↓↓↓

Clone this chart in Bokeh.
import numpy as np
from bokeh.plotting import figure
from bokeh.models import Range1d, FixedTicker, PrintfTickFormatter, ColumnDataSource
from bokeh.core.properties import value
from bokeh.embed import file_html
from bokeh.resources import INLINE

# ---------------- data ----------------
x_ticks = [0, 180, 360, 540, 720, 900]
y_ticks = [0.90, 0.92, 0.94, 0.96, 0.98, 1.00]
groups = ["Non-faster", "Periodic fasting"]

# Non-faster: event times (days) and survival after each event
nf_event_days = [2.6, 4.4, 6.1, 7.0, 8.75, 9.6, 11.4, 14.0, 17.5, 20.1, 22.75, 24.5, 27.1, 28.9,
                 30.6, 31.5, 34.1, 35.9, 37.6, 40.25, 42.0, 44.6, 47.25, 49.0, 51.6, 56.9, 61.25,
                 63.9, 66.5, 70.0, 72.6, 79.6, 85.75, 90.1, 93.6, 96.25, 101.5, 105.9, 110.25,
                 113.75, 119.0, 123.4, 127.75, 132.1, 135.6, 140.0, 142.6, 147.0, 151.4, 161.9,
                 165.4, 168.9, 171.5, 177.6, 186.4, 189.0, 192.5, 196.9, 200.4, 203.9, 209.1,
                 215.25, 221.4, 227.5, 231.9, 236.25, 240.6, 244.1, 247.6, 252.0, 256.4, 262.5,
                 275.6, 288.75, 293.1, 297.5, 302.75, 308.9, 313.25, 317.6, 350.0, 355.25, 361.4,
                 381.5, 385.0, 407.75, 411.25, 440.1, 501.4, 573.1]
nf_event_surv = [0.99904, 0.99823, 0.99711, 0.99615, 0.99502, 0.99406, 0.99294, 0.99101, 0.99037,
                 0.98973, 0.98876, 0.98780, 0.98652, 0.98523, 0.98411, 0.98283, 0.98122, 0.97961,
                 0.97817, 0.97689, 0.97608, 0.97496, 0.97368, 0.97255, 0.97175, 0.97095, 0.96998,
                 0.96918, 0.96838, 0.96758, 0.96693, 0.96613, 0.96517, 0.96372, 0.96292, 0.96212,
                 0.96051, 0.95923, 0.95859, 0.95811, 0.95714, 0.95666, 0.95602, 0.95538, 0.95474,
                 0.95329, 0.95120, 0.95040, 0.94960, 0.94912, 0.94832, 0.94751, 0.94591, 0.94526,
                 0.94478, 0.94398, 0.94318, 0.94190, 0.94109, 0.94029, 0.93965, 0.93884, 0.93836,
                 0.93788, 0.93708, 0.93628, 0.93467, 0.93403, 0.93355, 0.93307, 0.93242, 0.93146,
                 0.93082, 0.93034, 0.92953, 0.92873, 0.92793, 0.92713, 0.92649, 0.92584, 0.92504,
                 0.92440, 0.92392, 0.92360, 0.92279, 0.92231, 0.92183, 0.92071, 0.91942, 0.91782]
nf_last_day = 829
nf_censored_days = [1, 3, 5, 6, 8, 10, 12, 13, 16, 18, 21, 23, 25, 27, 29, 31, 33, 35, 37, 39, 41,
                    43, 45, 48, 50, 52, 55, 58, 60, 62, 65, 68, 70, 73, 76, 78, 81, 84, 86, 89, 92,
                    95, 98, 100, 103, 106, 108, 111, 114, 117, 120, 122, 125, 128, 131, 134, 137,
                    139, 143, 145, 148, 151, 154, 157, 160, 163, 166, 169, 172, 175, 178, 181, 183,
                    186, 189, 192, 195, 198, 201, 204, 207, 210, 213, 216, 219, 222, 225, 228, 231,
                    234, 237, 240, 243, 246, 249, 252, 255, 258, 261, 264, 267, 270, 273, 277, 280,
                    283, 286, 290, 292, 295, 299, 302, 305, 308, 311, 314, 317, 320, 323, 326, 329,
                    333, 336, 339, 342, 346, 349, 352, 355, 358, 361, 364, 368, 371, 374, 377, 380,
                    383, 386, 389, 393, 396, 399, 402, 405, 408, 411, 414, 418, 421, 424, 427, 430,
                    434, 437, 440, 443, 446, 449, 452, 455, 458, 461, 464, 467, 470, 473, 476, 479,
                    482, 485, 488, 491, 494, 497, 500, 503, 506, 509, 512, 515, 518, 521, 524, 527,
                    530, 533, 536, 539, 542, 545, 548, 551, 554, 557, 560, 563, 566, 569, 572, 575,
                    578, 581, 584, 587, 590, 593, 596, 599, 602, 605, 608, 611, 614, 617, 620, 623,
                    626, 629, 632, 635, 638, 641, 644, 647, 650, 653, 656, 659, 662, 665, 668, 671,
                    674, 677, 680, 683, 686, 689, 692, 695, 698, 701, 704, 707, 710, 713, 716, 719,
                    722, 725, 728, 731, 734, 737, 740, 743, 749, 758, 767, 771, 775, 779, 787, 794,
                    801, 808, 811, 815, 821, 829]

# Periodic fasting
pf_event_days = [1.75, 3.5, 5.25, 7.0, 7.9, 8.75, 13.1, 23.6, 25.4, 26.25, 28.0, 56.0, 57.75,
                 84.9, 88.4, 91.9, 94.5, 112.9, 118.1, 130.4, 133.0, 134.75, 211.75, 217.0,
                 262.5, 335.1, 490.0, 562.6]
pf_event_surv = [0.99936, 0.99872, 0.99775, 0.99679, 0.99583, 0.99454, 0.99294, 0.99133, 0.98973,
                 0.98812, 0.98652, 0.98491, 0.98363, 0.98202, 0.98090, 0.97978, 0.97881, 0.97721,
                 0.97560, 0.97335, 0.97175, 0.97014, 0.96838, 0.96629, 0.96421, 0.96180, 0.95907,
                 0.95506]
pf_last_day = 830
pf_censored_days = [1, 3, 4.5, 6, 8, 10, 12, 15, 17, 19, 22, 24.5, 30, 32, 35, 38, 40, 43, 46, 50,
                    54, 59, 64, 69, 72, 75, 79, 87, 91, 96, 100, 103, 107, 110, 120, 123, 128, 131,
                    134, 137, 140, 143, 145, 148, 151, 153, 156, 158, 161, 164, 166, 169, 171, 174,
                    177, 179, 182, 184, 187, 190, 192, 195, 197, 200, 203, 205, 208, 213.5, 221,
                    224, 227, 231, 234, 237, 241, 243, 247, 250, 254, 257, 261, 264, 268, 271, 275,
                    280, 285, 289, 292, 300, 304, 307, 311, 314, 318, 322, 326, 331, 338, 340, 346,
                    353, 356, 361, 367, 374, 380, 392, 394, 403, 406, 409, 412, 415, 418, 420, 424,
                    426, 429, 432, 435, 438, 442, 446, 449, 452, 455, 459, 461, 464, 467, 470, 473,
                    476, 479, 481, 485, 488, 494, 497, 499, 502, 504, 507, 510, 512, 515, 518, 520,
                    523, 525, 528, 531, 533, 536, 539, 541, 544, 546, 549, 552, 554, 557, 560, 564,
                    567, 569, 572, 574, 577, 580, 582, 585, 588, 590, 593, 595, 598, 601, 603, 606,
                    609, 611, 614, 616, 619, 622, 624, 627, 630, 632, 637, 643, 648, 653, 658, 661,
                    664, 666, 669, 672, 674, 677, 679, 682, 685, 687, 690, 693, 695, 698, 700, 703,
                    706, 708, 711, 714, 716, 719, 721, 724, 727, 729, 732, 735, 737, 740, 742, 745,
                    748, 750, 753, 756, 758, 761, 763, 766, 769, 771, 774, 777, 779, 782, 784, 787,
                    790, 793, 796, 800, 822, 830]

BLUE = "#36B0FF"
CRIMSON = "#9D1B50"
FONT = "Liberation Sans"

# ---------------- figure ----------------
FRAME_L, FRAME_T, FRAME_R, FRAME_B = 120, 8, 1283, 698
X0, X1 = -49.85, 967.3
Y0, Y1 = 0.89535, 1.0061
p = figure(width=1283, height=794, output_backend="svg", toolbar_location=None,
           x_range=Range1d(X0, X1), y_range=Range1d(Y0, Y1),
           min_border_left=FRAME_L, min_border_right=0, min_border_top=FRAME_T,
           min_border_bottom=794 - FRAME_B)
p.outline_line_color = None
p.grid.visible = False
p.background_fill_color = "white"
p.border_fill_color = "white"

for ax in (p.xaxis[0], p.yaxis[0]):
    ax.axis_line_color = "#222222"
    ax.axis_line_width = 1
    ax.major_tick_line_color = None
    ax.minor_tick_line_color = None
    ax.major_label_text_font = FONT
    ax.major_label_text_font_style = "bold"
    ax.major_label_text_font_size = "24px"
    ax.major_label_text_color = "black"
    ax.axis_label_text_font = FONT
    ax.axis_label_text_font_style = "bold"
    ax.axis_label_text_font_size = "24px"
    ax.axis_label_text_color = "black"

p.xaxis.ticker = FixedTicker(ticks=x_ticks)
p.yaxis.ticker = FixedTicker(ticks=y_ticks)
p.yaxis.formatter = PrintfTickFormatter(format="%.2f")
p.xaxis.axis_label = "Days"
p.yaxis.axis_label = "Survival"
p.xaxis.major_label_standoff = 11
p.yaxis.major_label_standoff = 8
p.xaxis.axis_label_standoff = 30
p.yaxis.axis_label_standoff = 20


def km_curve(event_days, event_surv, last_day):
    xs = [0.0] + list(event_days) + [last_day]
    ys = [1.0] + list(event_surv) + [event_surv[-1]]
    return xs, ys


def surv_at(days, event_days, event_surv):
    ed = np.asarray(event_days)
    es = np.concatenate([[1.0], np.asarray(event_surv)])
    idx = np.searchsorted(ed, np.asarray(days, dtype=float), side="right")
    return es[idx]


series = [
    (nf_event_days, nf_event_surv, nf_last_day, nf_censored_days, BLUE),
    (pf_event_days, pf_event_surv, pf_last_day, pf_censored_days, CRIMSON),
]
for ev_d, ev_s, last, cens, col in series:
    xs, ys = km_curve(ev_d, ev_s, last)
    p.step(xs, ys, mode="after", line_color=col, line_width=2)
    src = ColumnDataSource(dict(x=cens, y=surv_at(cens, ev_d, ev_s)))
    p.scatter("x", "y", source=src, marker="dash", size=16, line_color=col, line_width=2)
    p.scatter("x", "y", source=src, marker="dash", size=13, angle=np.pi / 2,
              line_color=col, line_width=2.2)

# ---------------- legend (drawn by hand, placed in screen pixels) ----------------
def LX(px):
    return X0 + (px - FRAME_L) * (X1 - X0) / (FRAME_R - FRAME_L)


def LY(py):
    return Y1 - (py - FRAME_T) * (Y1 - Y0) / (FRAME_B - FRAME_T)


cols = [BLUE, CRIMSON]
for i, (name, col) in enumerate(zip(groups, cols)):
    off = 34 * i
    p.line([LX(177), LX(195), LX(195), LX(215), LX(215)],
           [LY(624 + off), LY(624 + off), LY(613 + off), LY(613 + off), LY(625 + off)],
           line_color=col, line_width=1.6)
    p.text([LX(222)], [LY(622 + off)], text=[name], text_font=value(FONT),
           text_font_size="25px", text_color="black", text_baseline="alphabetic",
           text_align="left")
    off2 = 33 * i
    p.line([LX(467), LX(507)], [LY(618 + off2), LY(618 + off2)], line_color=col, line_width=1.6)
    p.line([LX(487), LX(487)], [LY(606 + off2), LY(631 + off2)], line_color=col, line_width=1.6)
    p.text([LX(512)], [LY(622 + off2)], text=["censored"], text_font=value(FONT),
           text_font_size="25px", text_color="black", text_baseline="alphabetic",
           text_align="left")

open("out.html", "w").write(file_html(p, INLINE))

↑↑↑
↓↓↓

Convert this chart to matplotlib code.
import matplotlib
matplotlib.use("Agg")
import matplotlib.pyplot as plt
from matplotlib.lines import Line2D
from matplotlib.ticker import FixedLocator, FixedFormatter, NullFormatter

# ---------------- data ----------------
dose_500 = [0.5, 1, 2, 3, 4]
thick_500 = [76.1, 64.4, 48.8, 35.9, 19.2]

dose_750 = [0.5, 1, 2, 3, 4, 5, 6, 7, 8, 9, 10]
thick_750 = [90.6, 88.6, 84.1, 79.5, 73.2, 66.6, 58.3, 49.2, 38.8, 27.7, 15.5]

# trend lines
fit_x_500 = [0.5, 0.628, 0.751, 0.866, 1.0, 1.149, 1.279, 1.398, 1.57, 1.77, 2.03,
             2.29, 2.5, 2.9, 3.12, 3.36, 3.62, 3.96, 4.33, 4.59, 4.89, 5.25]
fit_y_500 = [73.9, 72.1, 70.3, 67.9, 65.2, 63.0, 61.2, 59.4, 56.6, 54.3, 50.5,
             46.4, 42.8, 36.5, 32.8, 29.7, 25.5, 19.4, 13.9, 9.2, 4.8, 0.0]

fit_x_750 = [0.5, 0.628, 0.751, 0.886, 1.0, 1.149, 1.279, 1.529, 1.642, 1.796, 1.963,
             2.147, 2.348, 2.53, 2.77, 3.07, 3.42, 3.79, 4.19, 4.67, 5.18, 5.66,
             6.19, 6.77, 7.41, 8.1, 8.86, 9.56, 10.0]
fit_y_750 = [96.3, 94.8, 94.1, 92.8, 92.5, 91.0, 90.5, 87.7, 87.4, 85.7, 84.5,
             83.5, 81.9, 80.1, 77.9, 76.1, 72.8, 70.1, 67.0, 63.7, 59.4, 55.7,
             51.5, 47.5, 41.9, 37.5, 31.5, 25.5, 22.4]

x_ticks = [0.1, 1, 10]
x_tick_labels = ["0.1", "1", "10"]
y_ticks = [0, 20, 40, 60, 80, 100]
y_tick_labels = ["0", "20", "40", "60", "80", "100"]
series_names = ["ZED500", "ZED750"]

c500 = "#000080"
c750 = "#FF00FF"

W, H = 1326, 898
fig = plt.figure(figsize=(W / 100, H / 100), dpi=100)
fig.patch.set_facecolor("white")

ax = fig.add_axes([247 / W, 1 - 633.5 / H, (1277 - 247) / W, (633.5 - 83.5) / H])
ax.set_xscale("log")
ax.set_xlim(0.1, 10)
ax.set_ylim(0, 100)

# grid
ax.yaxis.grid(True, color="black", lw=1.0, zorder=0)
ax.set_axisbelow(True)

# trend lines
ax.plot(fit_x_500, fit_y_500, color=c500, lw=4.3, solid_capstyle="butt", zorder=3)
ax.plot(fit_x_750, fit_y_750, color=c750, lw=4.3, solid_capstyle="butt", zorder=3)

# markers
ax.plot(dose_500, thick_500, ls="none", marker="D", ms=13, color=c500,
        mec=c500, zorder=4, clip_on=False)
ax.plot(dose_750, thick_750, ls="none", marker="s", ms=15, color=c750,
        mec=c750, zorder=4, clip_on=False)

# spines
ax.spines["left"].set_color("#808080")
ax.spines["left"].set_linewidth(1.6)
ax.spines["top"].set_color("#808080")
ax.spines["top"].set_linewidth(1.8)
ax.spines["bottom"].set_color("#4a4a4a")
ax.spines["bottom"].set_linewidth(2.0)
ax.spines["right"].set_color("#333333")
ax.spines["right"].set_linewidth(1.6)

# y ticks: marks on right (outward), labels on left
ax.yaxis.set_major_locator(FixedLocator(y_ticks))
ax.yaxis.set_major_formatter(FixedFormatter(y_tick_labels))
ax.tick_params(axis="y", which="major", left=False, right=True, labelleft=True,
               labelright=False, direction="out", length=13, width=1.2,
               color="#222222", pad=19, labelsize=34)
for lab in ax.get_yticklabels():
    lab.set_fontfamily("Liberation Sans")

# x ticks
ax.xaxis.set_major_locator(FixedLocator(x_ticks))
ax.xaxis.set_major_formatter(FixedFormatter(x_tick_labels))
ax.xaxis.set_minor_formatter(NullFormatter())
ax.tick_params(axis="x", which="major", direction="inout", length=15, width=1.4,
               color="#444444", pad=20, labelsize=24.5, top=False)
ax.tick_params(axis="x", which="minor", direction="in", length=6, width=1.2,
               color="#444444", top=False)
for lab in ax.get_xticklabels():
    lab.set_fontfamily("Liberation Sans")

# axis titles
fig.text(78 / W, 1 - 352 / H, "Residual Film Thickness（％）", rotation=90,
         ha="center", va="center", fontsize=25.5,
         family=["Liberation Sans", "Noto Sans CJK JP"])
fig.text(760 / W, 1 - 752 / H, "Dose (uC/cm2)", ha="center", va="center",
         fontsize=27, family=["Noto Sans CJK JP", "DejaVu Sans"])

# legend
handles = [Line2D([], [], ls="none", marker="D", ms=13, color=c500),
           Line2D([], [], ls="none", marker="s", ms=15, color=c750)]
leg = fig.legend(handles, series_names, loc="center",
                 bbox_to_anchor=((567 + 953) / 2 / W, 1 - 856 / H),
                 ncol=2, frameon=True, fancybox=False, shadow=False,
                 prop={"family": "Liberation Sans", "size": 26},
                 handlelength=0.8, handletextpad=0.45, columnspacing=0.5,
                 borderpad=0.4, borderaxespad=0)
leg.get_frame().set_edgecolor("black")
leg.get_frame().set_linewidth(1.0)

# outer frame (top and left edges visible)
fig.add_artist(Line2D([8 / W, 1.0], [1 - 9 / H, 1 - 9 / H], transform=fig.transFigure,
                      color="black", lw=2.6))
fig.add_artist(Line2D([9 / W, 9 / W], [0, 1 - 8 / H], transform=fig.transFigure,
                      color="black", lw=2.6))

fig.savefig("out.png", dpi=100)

↑↑↑

Repeat word for word the lines from the line containing "Convert this chart to matplotlib code." to the line containing "38.8, 27.7, 15.5]", both lines included; nothing else should appear.

Result of the task:
Convert this chart to matplotlib code.
import matplotlib
matplotlib.use("Agg")
import matplotlib.pyplot as plt
from matplotlib.lines import Line2D
from matplotlib.ticker import FixedLocator, FixedFormatter, NullFormatter

# ---------------- data ----------------
dose_500 = [0.5, 1, 2, 3, 4]
thick_500 = [76.1, 64.4, 48.8, 35.9, 19.2]

dose_750 = [0.5, 1, 2, 3, 4, 5, 6, 7, 8, 9, 10]
thick_750 = [90.6, 88.6, 84.1, 79.5, 73.2, 66.6, 58.3, 49.2, 38.8, 27.7, 15.5]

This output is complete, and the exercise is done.